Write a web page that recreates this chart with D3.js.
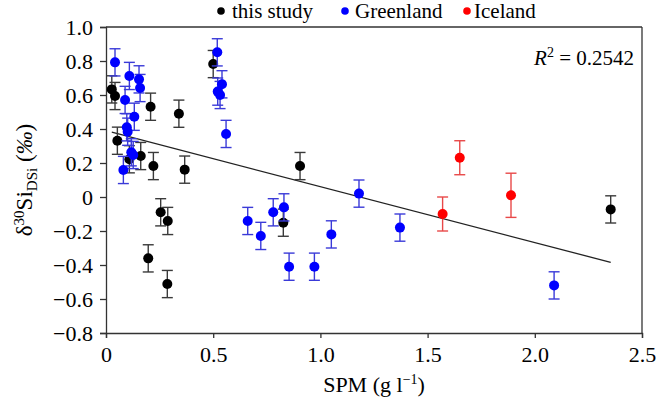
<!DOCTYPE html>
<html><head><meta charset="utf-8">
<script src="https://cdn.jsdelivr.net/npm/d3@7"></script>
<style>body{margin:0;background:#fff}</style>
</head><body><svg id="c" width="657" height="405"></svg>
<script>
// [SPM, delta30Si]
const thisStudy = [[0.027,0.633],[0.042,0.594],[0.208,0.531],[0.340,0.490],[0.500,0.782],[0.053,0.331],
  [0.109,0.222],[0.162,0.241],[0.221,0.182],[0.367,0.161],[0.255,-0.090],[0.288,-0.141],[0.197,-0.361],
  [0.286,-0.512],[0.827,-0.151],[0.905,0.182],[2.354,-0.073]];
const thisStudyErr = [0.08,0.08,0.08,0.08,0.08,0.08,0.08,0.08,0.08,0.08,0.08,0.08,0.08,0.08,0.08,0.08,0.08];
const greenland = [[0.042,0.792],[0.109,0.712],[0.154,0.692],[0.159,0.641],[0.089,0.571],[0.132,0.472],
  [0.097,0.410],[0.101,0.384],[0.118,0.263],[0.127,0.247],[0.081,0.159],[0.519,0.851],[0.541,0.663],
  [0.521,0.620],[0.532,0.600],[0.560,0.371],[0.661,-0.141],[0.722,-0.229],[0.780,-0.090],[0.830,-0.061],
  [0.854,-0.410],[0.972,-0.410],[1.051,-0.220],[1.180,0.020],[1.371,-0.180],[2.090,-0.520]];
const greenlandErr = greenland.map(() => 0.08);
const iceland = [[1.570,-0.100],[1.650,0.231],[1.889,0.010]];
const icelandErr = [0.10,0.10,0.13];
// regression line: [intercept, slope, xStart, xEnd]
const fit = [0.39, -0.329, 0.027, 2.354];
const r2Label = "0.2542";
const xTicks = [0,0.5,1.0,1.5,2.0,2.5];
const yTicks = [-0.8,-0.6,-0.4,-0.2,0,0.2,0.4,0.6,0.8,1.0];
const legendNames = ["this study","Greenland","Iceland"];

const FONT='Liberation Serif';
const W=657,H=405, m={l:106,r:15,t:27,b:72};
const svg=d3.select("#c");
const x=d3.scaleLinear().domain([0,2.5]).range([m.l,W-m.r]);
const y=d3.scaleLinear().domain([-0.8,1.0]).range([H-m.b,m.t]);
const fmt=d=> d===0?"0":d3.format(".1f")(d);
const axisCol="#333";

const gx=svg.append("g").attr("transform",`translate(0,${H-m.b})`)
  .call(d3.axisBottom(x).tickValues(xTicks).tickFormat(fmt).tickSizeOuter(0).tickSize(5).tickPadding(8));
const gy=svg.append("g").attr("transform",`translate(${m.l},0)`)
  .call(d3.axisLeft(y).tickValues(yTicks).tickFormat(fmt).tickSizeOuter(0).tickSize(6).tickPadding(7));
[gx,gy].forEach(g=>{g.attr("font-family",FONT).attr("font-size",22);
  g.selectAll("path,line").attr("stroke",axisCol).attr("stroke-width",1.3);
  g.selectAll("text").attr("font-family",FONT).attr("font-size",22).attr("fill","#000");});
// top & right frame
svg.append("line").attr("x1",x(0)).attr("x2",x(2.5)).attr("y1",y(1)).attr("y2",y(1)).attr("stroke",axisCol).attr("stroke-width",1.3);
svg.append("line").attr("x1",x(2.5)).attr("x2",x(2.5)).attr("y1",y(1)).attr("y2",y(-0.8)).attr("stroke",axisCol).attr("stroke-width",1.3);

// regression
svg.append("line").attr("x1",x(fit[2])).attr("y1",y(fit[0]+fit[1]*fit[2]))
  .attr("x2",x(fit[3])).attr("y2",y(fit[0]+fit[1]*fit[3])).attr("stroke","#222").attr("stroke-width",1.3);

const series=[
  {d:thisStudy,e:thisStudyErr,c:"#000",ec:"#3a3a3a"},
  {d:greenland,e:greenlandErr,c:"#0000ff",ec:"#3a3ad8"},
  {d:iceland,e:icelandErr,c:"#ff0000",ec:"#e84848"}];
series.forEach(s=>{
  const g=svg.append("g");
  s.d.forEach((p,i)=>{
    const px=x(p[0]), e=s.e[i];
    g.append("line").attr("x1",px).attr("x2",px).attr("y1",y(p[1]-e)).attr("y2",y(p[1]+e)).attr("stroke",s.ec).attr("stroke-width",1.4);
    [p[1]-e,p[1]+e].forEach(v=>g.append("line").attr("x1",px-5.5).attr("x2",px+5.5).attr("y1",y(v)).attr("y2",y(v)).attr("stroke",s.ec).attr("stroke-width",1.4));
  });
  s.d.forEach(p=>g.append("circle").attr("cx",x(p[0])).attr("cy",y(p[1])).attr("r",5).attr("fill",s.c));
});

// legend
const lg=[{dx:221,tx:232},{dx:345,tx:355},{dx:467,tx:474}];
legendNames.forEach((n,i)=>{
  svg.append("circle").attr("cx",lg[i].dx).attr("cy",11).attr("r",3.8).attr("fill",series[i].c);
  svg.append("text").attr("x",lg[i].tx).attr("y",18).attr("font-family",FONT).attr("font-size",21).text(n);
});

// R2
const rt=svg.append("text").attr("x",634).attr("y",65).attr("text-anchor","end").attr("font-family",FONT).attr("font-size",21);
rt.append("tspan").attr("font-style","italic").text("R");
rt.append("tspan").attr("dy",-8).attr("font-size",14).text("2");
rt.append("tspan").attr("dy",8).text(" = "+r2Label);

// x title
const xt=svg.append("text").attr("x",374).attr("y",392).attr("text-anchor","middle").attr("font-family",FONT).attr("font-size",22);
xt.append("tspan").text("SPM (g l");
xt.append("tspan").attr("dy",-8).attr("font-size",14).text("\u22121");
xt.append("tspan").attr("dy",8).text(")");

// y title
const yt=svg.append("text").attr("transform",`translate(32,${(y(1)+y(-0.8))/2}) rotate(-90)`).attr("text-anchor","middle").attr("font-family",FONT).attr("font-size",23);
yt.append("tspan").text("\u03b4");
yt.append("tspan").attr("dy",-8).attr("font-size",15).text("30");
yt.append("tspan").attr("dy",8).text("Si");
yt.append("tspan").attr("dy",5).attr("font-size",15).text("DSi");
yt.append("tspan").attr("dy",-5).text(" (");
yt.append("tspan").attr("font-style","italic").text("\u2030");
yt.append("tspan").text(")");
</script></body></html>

* * * * * * *

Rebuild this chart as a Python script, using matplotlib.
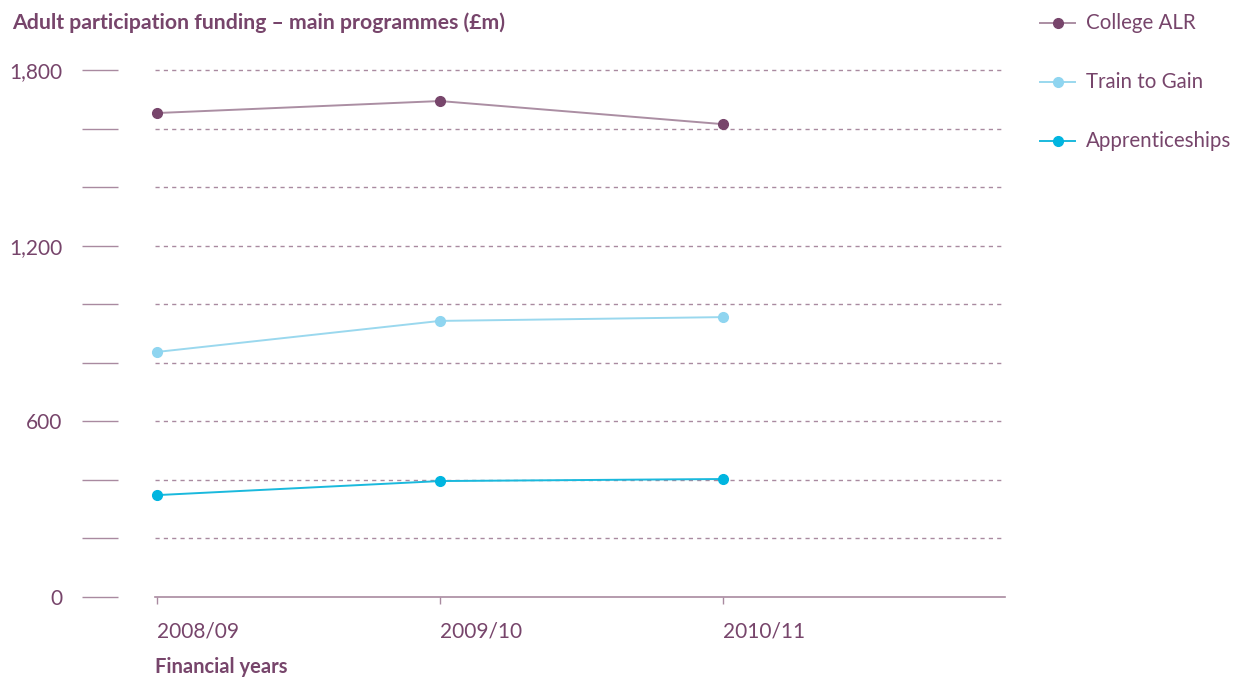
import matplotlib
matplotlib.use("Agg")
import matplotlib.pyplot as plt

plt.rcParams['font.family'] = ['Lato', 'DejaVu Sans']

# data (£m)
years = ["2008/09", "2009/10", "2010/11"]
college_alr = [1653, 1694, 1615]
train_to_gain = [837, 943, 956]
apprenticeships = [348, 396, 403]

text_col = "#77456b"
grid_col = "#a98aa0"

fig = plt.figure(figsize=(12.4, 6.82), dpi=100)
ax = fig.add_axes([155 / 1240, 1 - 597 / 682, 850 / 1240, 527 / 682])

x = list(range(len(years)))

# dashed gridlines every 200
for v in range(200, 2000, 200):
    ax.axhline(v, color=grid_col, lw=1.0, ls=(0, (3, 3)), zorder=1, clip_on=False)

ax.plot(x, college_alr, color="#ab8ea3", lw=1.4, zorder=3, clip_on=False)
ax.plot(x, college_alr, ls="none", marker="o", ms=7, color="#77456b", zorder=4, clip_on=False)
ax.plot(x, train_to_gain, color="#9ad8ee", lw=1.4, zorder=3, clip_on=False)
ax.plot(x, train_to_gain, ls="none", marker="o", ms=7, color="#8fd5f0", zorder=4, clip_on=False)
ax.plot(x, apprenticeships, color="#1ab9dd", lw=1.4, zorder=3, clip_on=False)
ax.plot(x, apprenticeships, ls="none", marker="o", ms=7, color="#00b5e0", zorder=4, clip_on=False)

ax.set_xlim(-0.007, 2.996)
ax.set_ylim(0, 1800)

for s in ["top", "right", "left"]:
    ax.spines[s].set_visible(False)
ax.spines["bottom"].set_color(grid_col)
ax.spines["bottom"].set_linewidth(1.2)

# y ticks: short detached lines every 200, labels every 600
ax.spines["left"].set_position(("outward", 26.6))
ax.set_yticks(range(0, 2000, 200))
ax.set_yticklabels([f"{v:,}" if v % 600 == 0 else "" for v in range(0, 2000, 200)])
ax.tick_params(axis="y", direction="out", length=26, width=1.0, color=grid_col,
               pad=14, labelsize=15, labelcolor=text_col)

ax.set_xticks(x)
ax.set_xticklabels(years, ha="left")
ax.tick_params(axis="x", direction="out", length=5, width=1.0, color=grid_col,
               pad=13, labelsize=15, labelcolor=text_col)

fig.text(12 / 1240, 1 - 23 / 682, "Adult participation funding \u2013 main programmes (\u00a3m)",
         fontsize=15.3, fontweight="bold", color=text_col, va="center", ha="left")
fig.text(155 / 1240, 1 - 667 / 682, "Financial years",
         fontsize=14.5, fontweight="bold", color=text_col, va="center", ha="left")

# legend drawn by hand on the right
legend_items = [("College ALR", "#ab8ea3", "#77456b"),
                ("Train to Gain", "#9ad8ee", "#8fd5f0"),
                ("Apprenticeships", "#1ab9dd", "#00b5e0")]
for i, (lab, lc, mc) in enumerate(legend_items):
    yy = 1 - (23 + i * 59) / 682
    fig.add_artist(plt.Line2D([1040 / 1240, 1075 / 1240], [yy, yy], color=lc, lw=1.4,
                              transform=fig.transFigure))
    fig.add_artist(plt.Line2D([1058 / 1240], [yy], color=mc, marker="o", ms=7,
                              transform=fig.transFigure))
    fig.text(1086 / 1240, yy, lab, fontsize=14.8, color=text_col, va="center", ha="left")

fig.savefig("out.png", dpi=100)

* * * * * * *

(Given request):
Lines that include the word "chart" are to be extracted from the data above.

(Written reply):
Write a web page that recreates this chart with D3.js.
Rebuild this chart as a Python script, using matplotlib.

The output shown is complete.